VA: I always lean into dreams anyway – I write my dreams down, I try to interpret them. But, for me, the nightmare aspect of things has really intrigued me because I think I’m quite dismissive of nightmares. I go, “My god that was awful,” but then I don’t think about it. But, doing this, I’m more like, “It’s saying something, there’s a humanity there, what are those nightmares trying to tell me about my subconscious mind?”. So it’s made me think differently in relation to my nightmares.
Had you read any of the graphic novels before taking on the role? How did you approach them?
TS: It was in my head, Sandman. I knew the title – it was something I was familiar with, and what Morpheus looked like, but I hadn’t read it when the beginning of the casting process took place. But, for a number of reasons, the casting process took a long time: eight months. But I didn’t get the part and then get a box of comics and go “F*** I’ve got to read them” – I just got intrigued slowly about being a part of it, and read the first one. Then, as a fan of that first text, I just continued reading. I must have read all 2,000 pages of it seven times; I became obsessed with it. I genuinely believe it’s one of the most important pieces of literature over the last 30 years. The other thing that was beautiful about being able to immerse yourself in it is that it’s so rare, with a character, that you have this bible to return to – you can find the answers to any question you might have, and that’s just extraordinary. It was like Indiana Jones: you’d have a problem and you’d dive into the issues, searching the text for the answers.
What was most interesting about playing Lucienne?
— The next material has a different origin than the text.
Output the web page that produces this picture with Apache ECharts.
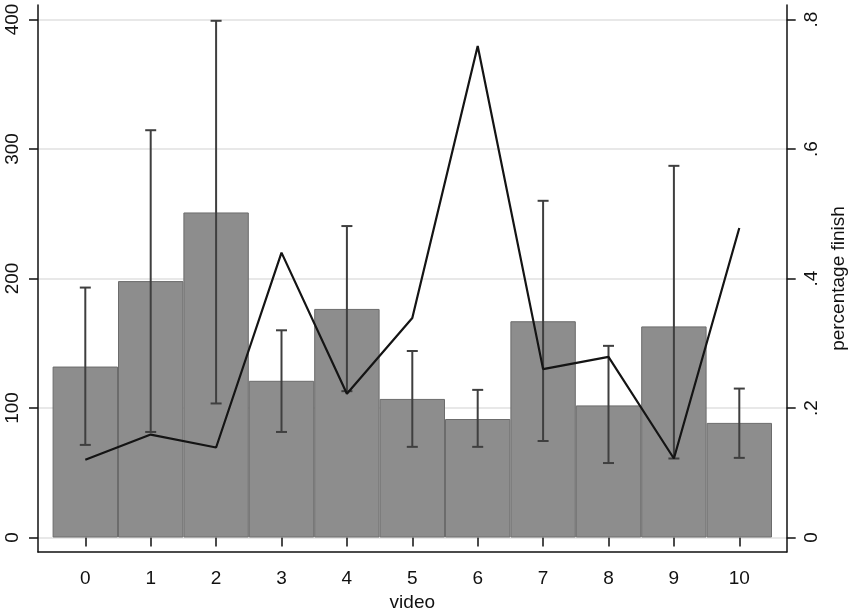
<!DOCTYPE html>
<html>
<head>
<meta charset="utf-8">
<script src="https://cdn.jsdelivr.net/npm/echarts@6/dist/echarts.min.js"></script>
<style>html,body{margin:0;padding:0;background:#fff}#c{width:850px;height:611px}</style>
</head>
<body>
<div id="c"></div>
<script>
var categories = ['0','1','2','3','4','5','6','7','8','9','10'];
var meanDuration = [132, 198, 251, 121, 176.5, 107, 91.5, 167, 102, 163, 88.5];
var ciLow = [71.5, 81.5, 103.5, 81.5, 113, 70, 70, 74.5, 57.5, 61, 61.5];
var ciHigh = [193, 314.5, 399, 160, 240.5, 144, 114, 260, 148, 287, 115];
var pctFinish = [0.12, 0.159, 0.139, 0.44, 0.222, 0.339, 0.759, 0.26, 0.279, 0.122, 0.478];
var leftTicks = [0, 100, 200, 300, 400];
var rightTicks = [0, 0.2, 0.4, 0.6, 0.8];

var FONT = "'Liberation Sans', Arial, sans-serif";
var TXT = '#111';
var chart = echarts.init(document.getElementById('c'), null, {renderer: 'canvas'});

var errData = categories.map(function (c, i) { return [i, ciLow[i], ciHigh[i]]; });

var hidden = {show: false};
var option = {
  backgroundColor: '#fff',
  animation: false,
  grid: [
    {left: 38, right: 63.3, top: 5, bottom: 59, outerBoundsMode: 'none', containLabel: false},
    {left: 38, right: 63.3, top: 19.5, bottom: 73.5, outerBoundsMode: 'none', containLabel: false},
    {left: 52.6, right: 78, top: 19.5, bottom: 73.5, outerBoundsMode: 'none', containLabel: false}
  ],
  xAxis: [
    {gridIndex: 0, type: 'value', min: 0, max: 1, axisLine: {show: true, lineStyle: {color: '#111', width: 1.5}},
     axisTick: hidden, axisLabel: hidden, splitLine: hidden},
    {gridIndex: 1, type: 'value', min: 0, max: 1, show: false},
    {gridIndex: 2, type: 'category', data: categories, boundaryGap: true, offset: 14.5,
     axisLine: hidden,
     axisTick: {show: true, alignWithLabel: true, length: 9, lineStyle: {color: '#111', width: 1.5}},
     axisLabel: {fontFamily: FONT, fontSize: 19, color: TXT, margin: 17, interval: 0},
     splitLine: hidden,
     name: 'video', nameLocation: 'middle', nameGap: 37,
     nameTextStyle: {fontFamily: FONT, fontSize: 19, color: TXT}}
  ],
  yAxis: [
    {gridIndex: 0, type: 'value', min: 0, max: 1, position: 'left',
     axisLine: {show: true, lineStyle: {color: '#111', width: 1.5}}, axisTick: hidden, axisLabel: hidden, splitLine: hidden},
    {gridIndex: 0, type: 'value', min: 0, max: 1, position: 'right',
     axisLine: {show: true, lineStyle: {color: '#111', width: 1.5}}, axisTick: hidden, axisLabel: hidden, splitLine: hidden},
    {gridIndex: 1, type: 'value', min: leftTicks[0], max: leftTicks[leftTicks.length - 1], interval: 100, position: 'left',
     axisLine: hidden,
     axisTick: {show: true, length: 9, lineStyle: {color: '#111', width: 1.5}},
     axisLabel: {rotate: 90, fontFamily: FONT, fontSize: 19, color: TXT, margin: 16},
     splitLine: {show: true, lineStyle: {color: '#e8e8e8', width: 2}}},
    {gridIndex: 1, type: 'value', min: rightTicks[0], max: rightTicks[rightTicks.length - 1], interval: 0.2, position: 'right',
     axisLine: hidden,
     axisTick: {show: true, length: 9, lineStyle: {color: '#111', width: 1.5}},
     axisLabel: {rotate: 90, fontFamily: FONT, fontSize: 19, color: TXT, margin: 16,
       formatter: function (v) { return Math.abs(v) < 1e-9 ? '0' : v.toFixed(1).replace(/^0\./, '.'); }},
     splitLine: hidden,
     name: 'percentage finish', nameLocation: 'middle', nameRotate: 90, nameGap: 38,
     nameTextStyle: {fontFamily: FONT, fontSize: 19, color: TXT}},
    {gridIndex: 2, type: 'value', min: 0, max: 400, show: false},
    {gridIndex: 2, type: 'value', min: 0, max: 0.8, show: false, position: 'right'}
  ],
  series: [
    {type: 'bar', xAxisIndex: 2, yAxisIndex: 4, data: meanDuration, barWidth: '100%', barCategoryGap: '0%',
     itemStyle: {color: '#8d8d8d', borderColor: '#6c6c6c', borderWidth: 1}, z: 2, silent: true},
    {type: 'custom', xAxisIndex: 2, yAxisIndex: 4, data: errData, z: 3, silent: true,
     renderItem: function (params, api) {
       var x = api.value(0);
       var lo = api.coord([x, api.value(1)]);
       var hi = api.coord([x, api.value(2)]);
       var w = 5.5;
       var st = {stroke: '#3f3f3f', lineWidth: 2, fill: null};
       return {type: 'group', children: [
         {type: 'line', shape: {x1: lo[0], y1: lo[1], x2: hi[0], y2: hi[1]}, style: st},
         {type: 'line', shape: {x1: lo[0] - w, y1: lo[1], x2: lo[0] + w, y2: lo[1]}, style: st},
         {type: 'line', shape: {x1: hi[0] - w, y1: hi[1], x2: hi[0] + w, y2: hi[1]}, style: st}
       ]};
     }},
    {type: 'line', xAxisIndex: 2, yAxisIndex: 5, data: pctFinish, symbol: 'none', z: 4, silent: true,
     lineStyle: {color: '#141414', width: 2.2}}
  ]
};
chart.setOption(option);
</script>
</body>
</html>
How did you see her relationship with Morpheus?
VA: I think, for me, what was interesting about Lucienne is that she is just so loyal, hardworking, wants the best for the realm and wants the best for Morpheus. That’s what is important to her. She knows in her mind every book that is written – and even unwritten – and she retains all this information; and I get asked a lot if she is upset that Morpheus comes back, and absolutely not. She is in service to The Dreaming and Morpheus. She understands how important his work is because The Dreaming is where we all go – we all dream. It’s for everyone, and it’s this place where you are completely free – your wildest fantasies and deepest desires in the darkness. It’s a sacred and incredible place and it needs to be protected. I loved playing her.
The characters are almost based on abstract ideas or concepts, as opposed to concrete roles in the real world. Was that harder to play?
TS: It’s harder to get your head around it if you think of it in an abstract context – you have to put the character in the situ of reality. It’s hard, though, to think about how a being like this might behave. The Master of Dreams certainly does have an abstract quality to it; he understands how all of us feel because if you know how everyone dreams, you know who everyone is. So that allowed me to consider him an extraordinarily empathetic character. And, also, if you have that responsibility to retain the stability of everyone’s subconscious, you need to have a rigour and a discipline to hold it altogether. So I think that’s someone who represses his feelings – because if he didn’t it would have catastrophic consequences. There’s a way to get into it, if you think about it carefully.
VA: For me, it was that I believe in this world – Lucienne is the librarian of The Dreaming, because when you’re in production, what’s beautiful about Neil’s work is that it’s about humanity and it’s based on the human condition. It’s the gravitas that you give it. We have a realm where we all go – it doesn’t discriminate. The show makes you question, think about things and look into yourself. It speaks to you.
The Sandman is released on Netflix on 5th August 2022.